跳转至

教程

本教程构建的拓扑比快速上手更复杂: 四台主机、两台交换机,IPv4 与 IPv6 双栈,单向链路延迟,以及一条 让控制器观察未匹配数据包的 CPU 端口 punt 路径。一份程序里覆盖 v0.2.0 的全部特性。

如果你尚未安装 p4net 及其外部依赖,请先阅读 安装

我们要构建什么

                 +----+
                 | h1 | 10.0.0.1/24, fd00::1/64
                 +-+--+
                   | (h1↔s1 链路上设置 delay_a_to_b="50ms")
                 +-+--+        +----+
                 | s1 |--------| s2 |
                 +-+--+        +-+--+
                   |             |
                 +-+--+        +-+--+
        h2/h3 -- |    |        |    | -- h4
                 ...分别接到 s1 / s2...

具体来说:

  • h1h2 接到 s1h1 的链路上设置了 50ms 单向延迟 (h1 → s1)。
  • h3h4 接到 s2
  • s1s2 是骨干链路,单向延迟 100ms(s1 → s2)。
  • 每台主机都拥有同一个 /24/64 上的 IPv4 与 IPv6 地址。
  • 流水线通过 ipv4_lpm 表转发 IPv4,通过 ipv6_lpm 表转发 IPv6——两张表都在运行时编程。未匹配的包通过 CPU 端口上送 控制器。

步骤 1:搭建拓扑骨架

保存为 tutorial.py

"""p4net tutorial: dual-stack forwarding with asymmetric impairment."""
from pathlib import Path

from p4net import Network
from p4net.topo import Topology

HERE = Path(__file__).resolve().parent
P4_SRC = HERE / "tutorial.p4"

topology = Topology()

h1 = topology.add_host("h1", ip="10.0.0.1/24", ip6="fd00::1/64",
                       mac="00:00:00:00:00:01")
h2 = topology.add_host("h2", ip="10.0.0.2/24", ip6="fd00::2/64",
                       mac="00:00:00:00:00:02")
h3 = topology.add_host("h3", ip="10.0.0.3/24", ip6="fd00::3/64",
                       mac="00:00:00:00:00:03")
h4 = topology.add_host("h4", ip="10.0.0.4/24", ip6="fd00::4/64",
                       mac="00:00:00:00:00:04")
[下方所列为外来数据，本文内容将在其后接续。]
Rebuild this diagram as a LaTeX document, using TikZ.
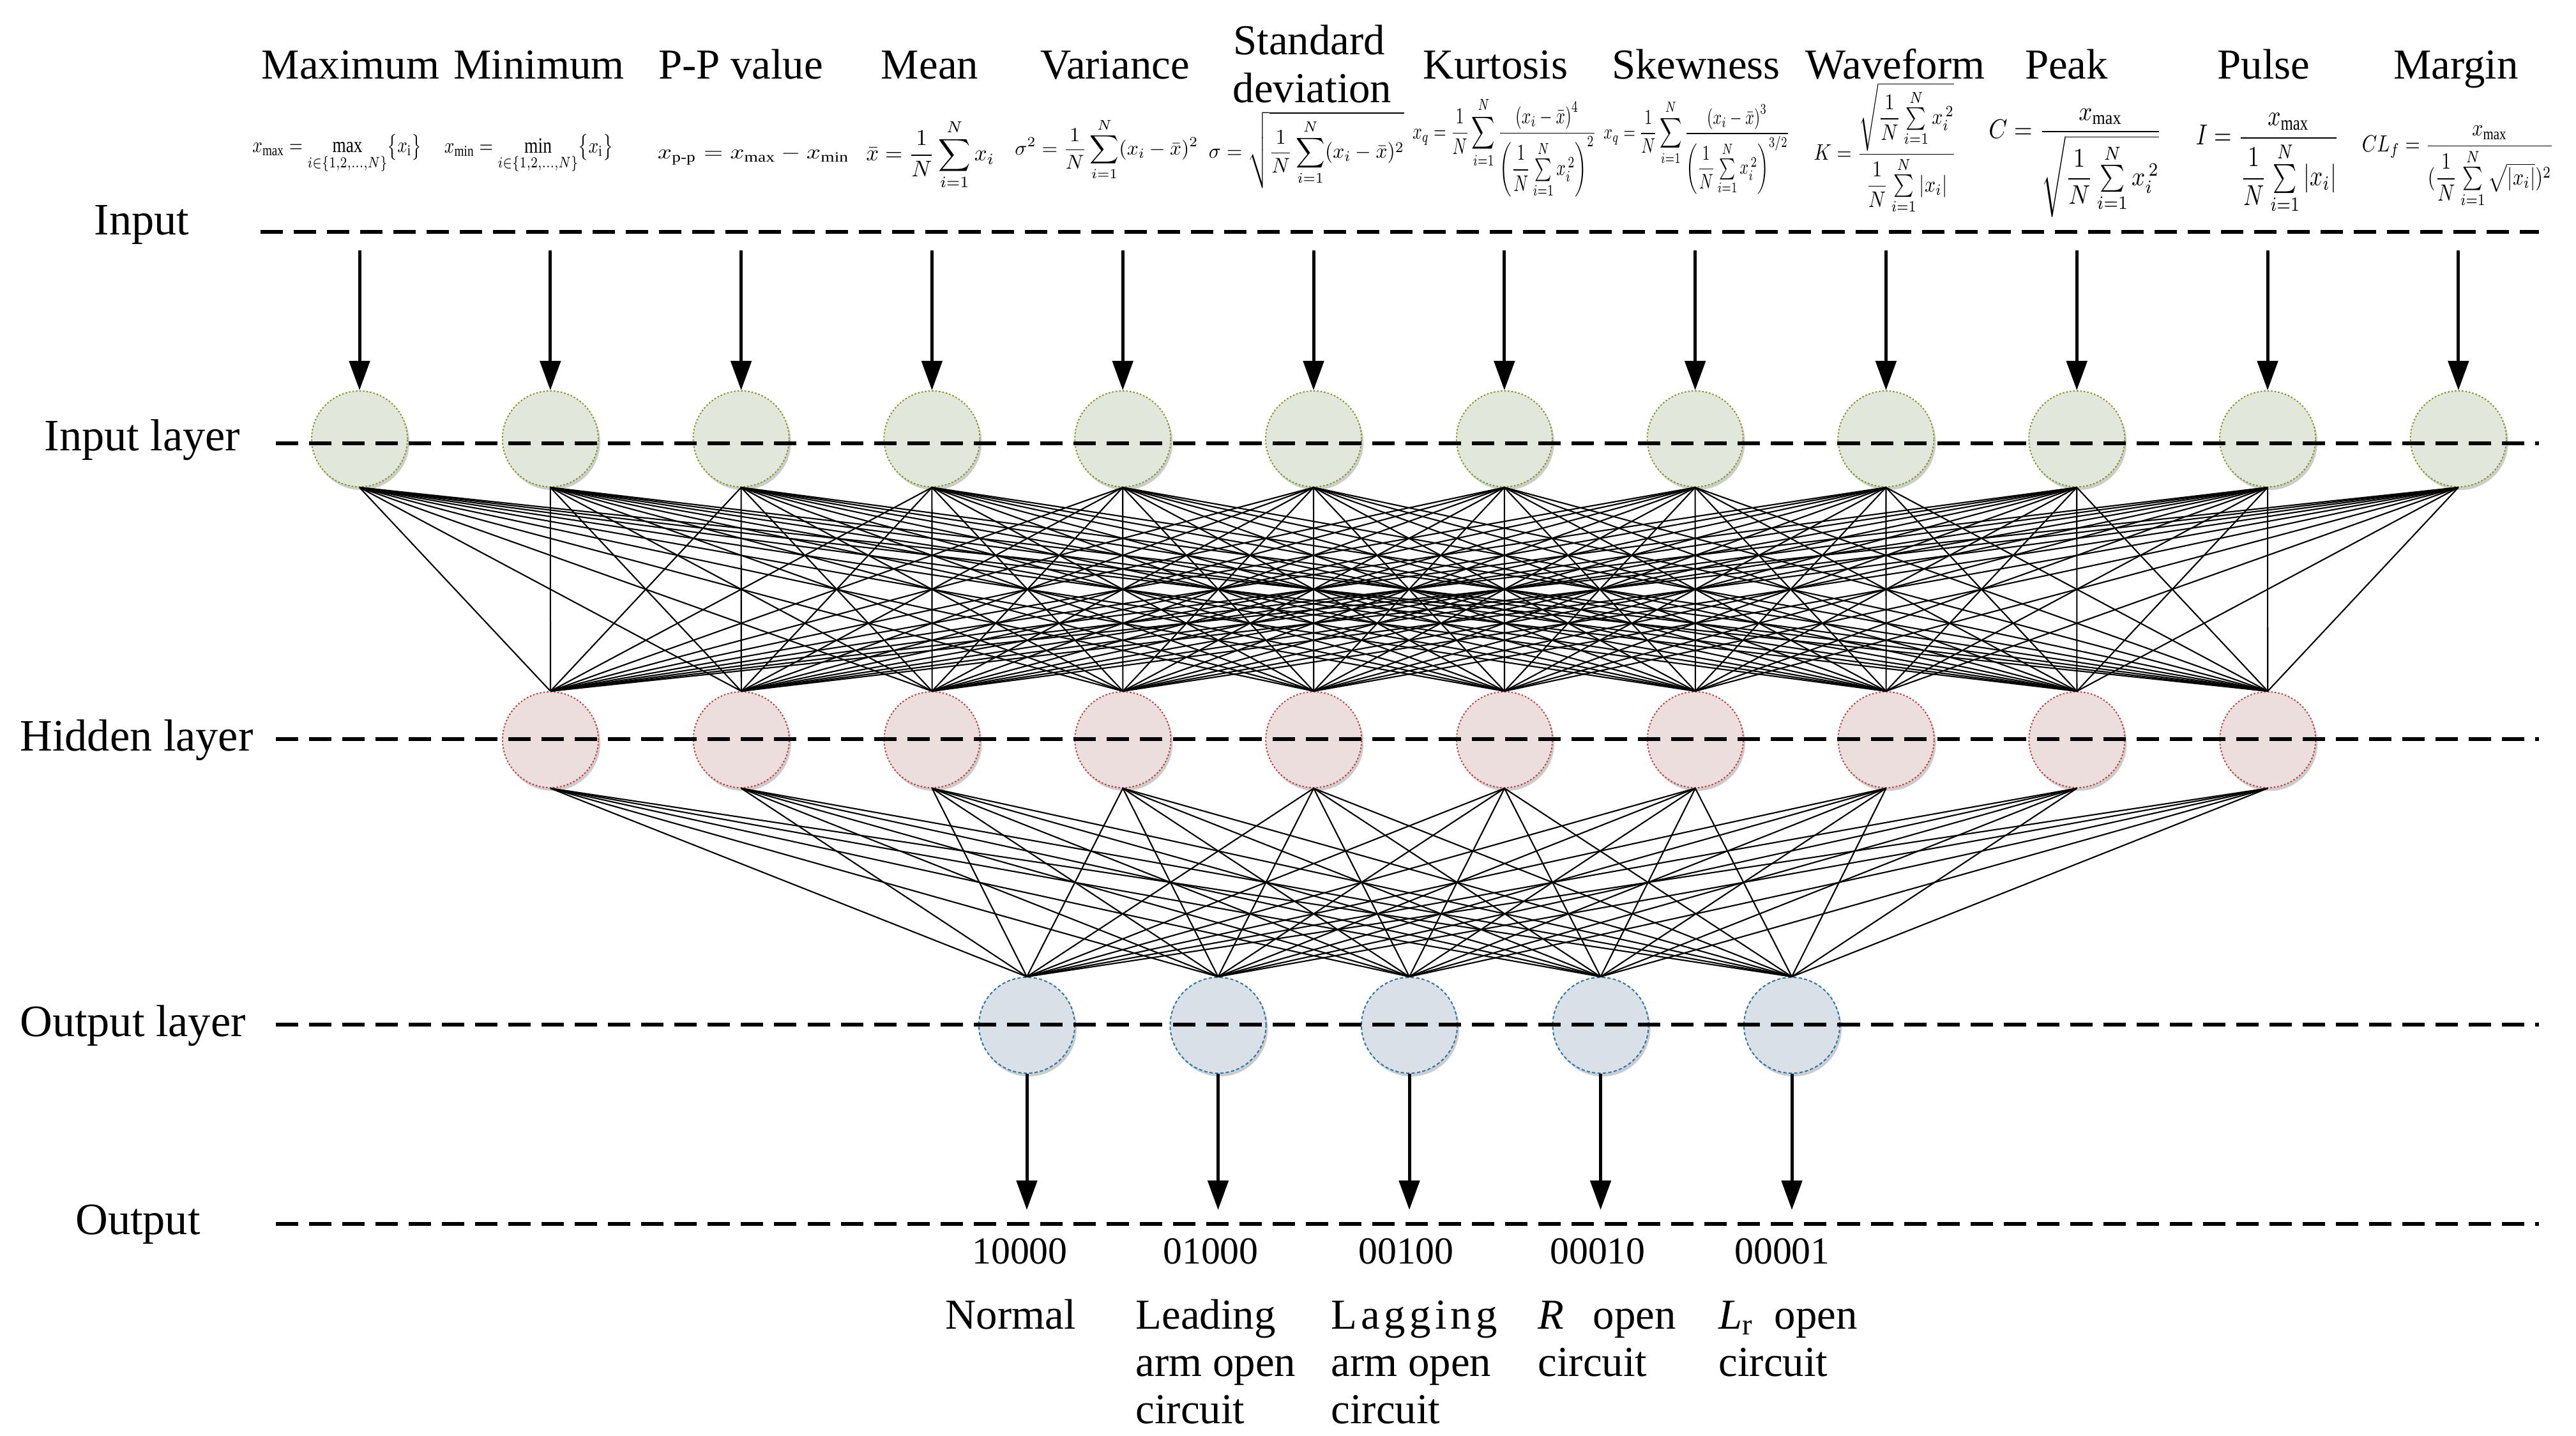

s1 = topology.add_switch("s1", p4_src=P4_SRC, cpu_port=510)
s2 = topology.add_switch("s2", p4_src=P4_SRC, cpu_port=510)

两台交换机加载同一份 tutorial.p4——编译缓存确保它只被编译一次。 cpu_port=510 是 BMv2 的 punt 约定:发往端口 510 的数据包以 PacketIn 形式上送控制器。

步骤 2:带非对称延迟的链路

# 接到 s1 的主机。
topology.add_link(h1, s1, port_b=1, delay_a_to_b="50ms")
topology.add_link(h2, s1, port_b=2)
# 接到 s2 的主机。
topology.add_link(h3, s2, port_b=1)
topology.add_link(h4, s2, port_b=2)
# 骨干链路。
topology.add_link(s1, s2, port_a=3, port_b=3, delay_a_to_b="100ms")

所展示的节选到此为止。